The illusive goal of total control

Garcia may have been right that removing or disabling most or even some instances of the video could have mitigated her circumstances. But it’s hard to say, especially once the cat was out of the bag. Indeed, during the December 2014 oral arguments, Judge Richard Clifton chimed in with, “Is there anyone in the world who doesn’t know your client is associated with this video?” Garcia’s attorney stumbled for a bit, and Judge Clifton interrupted again, musing, “Maybe in a cave someplace, and those are the people we worry about, but. . . ”

In many circumstances, when online content continues to draw attention to a target of harassment, the harassment is amplified, and once the content falls away out of sight, the interest disappears as well. But at the same time, Garcia wasn’t seeking to merely mitigate the harassment; she wanted to wipe the film off the internet simply because she had appeared in it.

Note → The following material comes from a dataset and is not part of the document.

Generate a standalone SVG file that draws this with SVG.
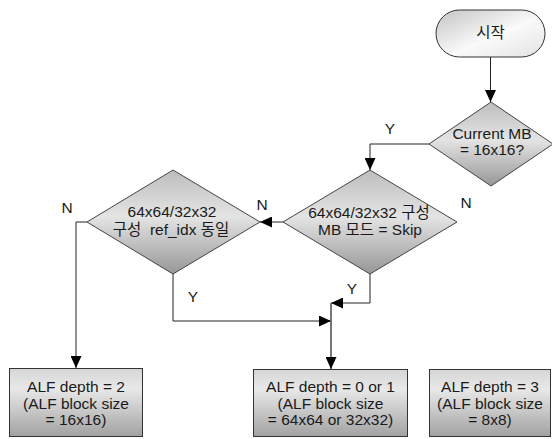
<svg xmlns="http://www.w3.org/2000/svg" width="552" height="439" viewBox="0 0 552 439">
  <style>
    text { font-family: "Liberation Sans", "Noto Sans CJK KR", sans-serif; font-size: 15.5px; fill: #1a1a1a; text-anchor: middle; }
    .lbl { font-size: 15.5px; }
    .box { fill: url(#gBox); stroke: #333; stroke-width: 1; }
    .dia { fill: url(#gDia); stroke: #444; stroke-width: 1; }
    .term { fill: url(#gTerm); stroke: #333; stroke-width: 1; }
    .conn { fill: none; stroke: #222; stroke-width: 1; marker-end: url(#arrow); }
    .conn2 { fill: none; stroke: #555; stroke-width: 1.6; marker-end: url(#arrow); }
    .pre { white-space: pre; }
  </style>
  <defs>
    <linearGradient id="gBox" x1="0" y1="0" x2="0" y2="1">
      <stop offset="0" stop-color="#d6d6d6"/>
      <stop offset="0.3" stop-color="#e8e8e8"/>
      <stop offset="1" stop-color="#a2a2a2"/>
    </linearGradient>
    <linearGradient id="gDia" x1="0" y1="0" x2="0" y2="1">
      <stop offset="0" stop-color="#bdbdbd"/>
      <stop offset="0.45" stop-color="#e4e4e4"/>
      <stop offset="1" stop-color="#979797"/>
    </linearGradient>
    <linearGradient id="gTerm" x1="0" y1="0" x2="1" y2="1">
      <stop offset="0" stop-color="#c4c4c4"/>
      <stop offset="0.55" stop-color="#fafafa"/>
      <stop offset="1" stop-color="#e2e2e2"/>
    </linearGradient>
    <marker id="arrow" markerUnits="userSpaceOnUse" markerWidth="12" markerHeight="11" refX="12" refY="5.5" orient="auto">
      <path d="M0,0 L12,5.5 L0,11 Z" fill="#000"/>
    </marker>
  </defs>

  <!-- connectors -->
  <g id="connectors">
    <path class="conn" d="M490.5,57 V102"/>
    <path class="conn" d="M429,144 H370 V170"/>
    <path class="conn" d="M283,222 H260"/>
    <path class="conn" d="M87,222 H76 V368"/>
    <path class="conn" d="M173,274 V321 H331"/>
    <path class="conn" d="M370,274 V303 H331"/>
    <path class="conn2" d="M331,303 V369"/>
    <text class="lbl" x="390" y="134">Y</text>
    <text class="lbl" x="262" y="210">N</text>
    <text class="lbl" x="466" y="208">N</text>
    <text class="lbl" x="67" y="213">N</text>
    <text class="lbl" x="193" y="302">Y</text>
    <text class="lbl" x="352" y="294">Y</text>
  </g>

  <!-- start -->
  <g id="start">
    <rect class="term" x="436" y="10" width="109" height="47" rx="23.5" ry="23.5"/>
    <text x="490.5" y="38">시작</text>
  </g>

  <!-- decision: current MB size -->
  <g id="dec-mb">
    <polygon class="dia" points="491,102 553,144 491,186 429,144"/>
    <text x="492" y="139">Current MB</text>
    <text x="492" y="155">= 16x16?</text>
  </g>

  <!-- decision: skip mode -->
  <g id="dec-skip">
    <polygon class="dia" points="370,170 457,222 370,274 283,222"/>
    <text x="369" y="218">64x64/32x32 구성</text>
    <text x="370" y="235">MB 모드 = Skip</text>
  </g>

  <!-- decision: same ref_idx -->
  <g id="dec-ref">
    <polygon class="dia" points="173,170 260,222 173,274 87,222"/>
    <text x="172" y="217">64x64/32x32</text>
    <text class="pre" x="171" y="235">구성  ref_idx 동일</text>
  </g>

  <!-- result boxes -->
  <g id="box-depth2">
    <rect class="box" x="9.5" y="368.5" width="133" height="68"/>
    <text x="76" y="392">ALF depth = 2</text>
    <text x="76" y="408.5">(ALF block size</text>
    <text x="76" y="425">= 16x16)</text>
  </g>
  <g id="box-depth01">
    <rect class="box" x="253.5" y="369.5" width="154" height="67"/>
    <text x="330.5" y="392">ALF depth = 0 or 1</text>
    <text x="330.5" y="408.5">(ALF block size</text>
    <text x="330.5" y="425">= 64x64 or 32x32)</text>
  </g>
  <g id="box-depth3">
    <rect class="box" x="429.5" y="369.5" width="121" height="67"/>
    <text x="490" y="392">ALF depth = 3</text>
    <text x="490" y="408.5">(ALF block size</text>
    <text x="490" y="425">= 8x8)</text>
  </g>
</svg>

Garcia was chasing a dream of being able to completely control her image on the internet. It’s an echo of the same dream that the record industry has been chasing since the 1990s. It’s not that you can’t impact or influence or dampen content in the digital realm. But there’s no way to control every single instance, forever.

Any anti-harassment strategy that focuses on deletion and removal is doomed to spin in circles, damned to the Sisyphean task of stamping out infinitely replicable information. And here, of course, is the crux of the issue: harassing content overlaps with harassing behavior, but the content itself is only bits and bytes.

It’s the consequences that echo around the content that are truly damaging—threats, stalking, assault, impact on someone’s employment, and the unasked-for emotional cost of using the internet. The bits and bytes can be rearranged to minimize these consequences. And that’s a matter of architectural reconfiguration, filtering, community management, norm-enforcement, and yes, some deletion. But deletion should be thought of one tool in the toolbox, not the end goal.

Because deletion isn’t victory, liberation, or freedom from fear. It’s just deletion.